Love our American style fridge freezer but have given up trying to catch the ice cubes in my glass. Problem solved – I catch them with clean hands and put in my glass. All works really well provided someone else hasn’t switched it to cold water in between visits!
#fridgefreezer #icecubes #summerdrinks #kitchen #ditzy
Cheering on my Tiger Boys today I was reminded of my over excitement many years ago in Lincolnshire. As we had an old cottage I didn’t want a TV in the lounge and they were in the bedrooms (I know – lousy sleep hygiene). On one occasion I was cheering on my beloved rugby team with the usual shouts of;
“Go go go go, faster faster faster, ffs, what are you doing? That’s it, go go, faster faster, yes yes yes , yeeeeeees”
And then my 8 year old boy appeared at the bedroom and said “Mum. Be quiet. I’ve just had to explain to Seth what’s ACTUALLY going on in your bedroom!”

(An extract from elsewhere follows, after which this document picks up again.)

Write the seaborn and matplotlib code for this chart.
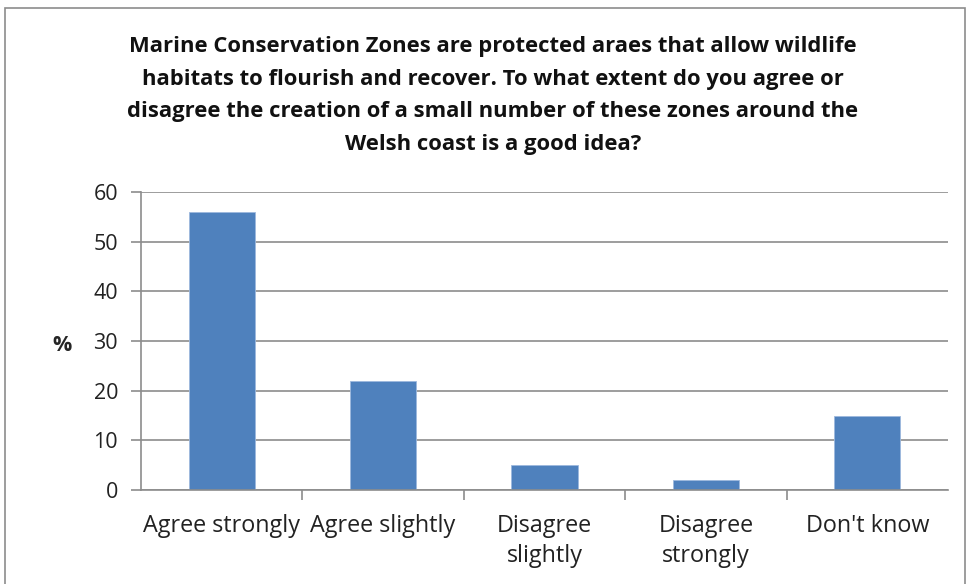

So the other day at work I was explaining to my colleagues about a research project from some uni students had discovered that peeing in the shower is actually good for the environment. How do? Well it saves millions of gallons of water each year.
Natalie: “How come?”
Me: “I assume on not having to flush the toilet when you go”

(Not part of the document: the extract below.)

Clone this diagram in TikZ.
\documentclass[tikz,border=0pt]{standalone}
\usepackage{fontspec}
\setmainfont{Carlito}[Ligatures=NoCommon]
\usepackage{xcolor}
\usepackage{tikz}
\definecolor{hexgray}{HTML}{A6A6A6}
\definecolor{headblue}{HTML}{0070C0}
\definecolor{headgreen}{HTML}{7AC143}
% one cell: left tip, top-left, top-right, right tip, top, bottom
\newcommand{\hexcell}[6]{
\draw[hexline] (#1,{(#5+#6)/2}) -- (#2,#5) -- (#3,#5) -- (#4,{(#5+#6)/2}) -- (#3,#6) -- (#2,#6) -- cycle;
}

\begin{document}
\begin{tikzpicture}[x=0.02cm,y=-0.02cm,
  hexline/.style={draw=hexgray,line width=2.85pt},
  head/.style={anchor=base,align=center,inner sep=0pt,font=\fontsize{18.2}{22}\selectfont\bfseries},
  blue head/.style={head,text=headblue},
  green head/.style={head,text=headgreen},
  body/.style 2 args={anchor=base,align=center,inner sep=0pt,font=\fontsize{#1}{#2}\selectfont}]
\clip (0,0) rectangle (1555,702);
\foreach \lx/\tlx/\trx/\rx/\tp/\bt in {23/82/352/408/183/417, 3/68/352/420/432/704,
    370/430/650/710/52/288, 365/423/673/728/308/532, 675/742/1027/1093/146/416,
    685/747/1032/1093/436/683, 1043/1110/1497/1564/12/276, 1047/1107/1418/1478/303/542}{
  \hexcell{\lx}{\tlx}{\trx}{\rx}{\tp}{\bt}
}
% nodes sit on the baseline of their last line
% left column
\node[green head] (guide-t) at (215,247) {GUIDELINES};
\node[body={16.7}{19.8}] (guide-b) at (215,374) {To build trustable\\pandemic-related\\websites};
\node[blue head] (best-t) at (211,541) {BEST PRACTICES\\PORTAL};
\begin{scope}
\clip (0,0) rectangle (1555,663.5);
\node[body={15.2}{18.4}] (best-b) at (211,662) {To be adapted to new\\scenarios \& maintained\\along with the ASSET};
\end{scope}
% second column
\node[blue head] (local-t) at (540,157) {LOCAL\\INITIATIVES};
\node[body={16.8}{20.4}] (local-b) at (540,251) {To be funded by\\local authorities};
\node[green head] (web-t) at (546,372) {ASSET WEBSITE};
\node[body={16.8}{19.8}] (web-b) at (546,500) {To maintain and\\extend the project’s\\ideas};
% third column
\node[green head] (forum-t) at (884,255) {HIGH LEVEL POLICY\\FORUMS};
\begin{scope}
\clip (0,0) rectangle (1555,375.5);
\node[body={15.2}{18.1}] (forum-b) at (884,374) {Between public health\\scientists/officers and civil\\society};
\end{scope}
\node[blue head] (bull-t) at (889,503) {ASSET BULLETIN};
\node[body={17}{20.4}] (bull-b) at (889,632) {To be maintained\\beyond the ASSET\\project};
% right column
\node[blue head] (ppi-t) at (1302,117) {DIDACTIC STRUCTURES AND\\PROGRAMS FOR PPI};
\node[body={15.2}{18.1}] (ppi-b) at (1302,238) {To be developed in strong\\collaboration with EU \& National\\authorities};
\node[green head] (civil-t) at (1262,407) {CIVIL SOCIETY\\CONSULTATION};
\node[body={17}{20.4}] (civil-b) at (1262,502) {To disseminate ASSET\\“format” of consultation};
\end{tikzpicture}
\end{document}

Deanna (in complete seriousness): “But I don’t want to have to shower every time I pee!”
OMG. I love my job!
Putting my bits away in the office at the end of the day and as I came out the door key pad closed behind me. I didn’t know the number so asked Michelle and then spent 5 minutes trying to get in. Slightly embarrassed I went back to my computer, fired it up and checked my messages to make sure I had the right number. There were two digits back to front and I hadn’t even written it. I so love not being alone in my ditzy world! So ensued another 5 minutes of trying to get in with the right number …. to no avail. Swallowing my pride I hunted Michelle down and she came to my rescue. But a further 5 minutes on we were still locked out and Michelle declared the lock broken. Panic thoughts running through my mind:
‘But I only came out of the door and it closed behind me’
‘I didn’t go anywhere near the lock or key pad when the door closed’
‘But then again, I only have to look at something ……’
‘We’re going to have to get a locksmith out’
‘This is going to cost so much money’
‘Please, if there’s anyone up there, I really have been well behaved today’
Luckily, before I could voice any of the above out loud or act on them, the locum nurse came out of her room and declared
“Oh. They’ve changed the number”
FFS! At least we found out before calling the locksmith – can you imagine the embarrassment of that. It would have been a bit like calling an electrician for something that’s switched off at the wall. And yes. I have!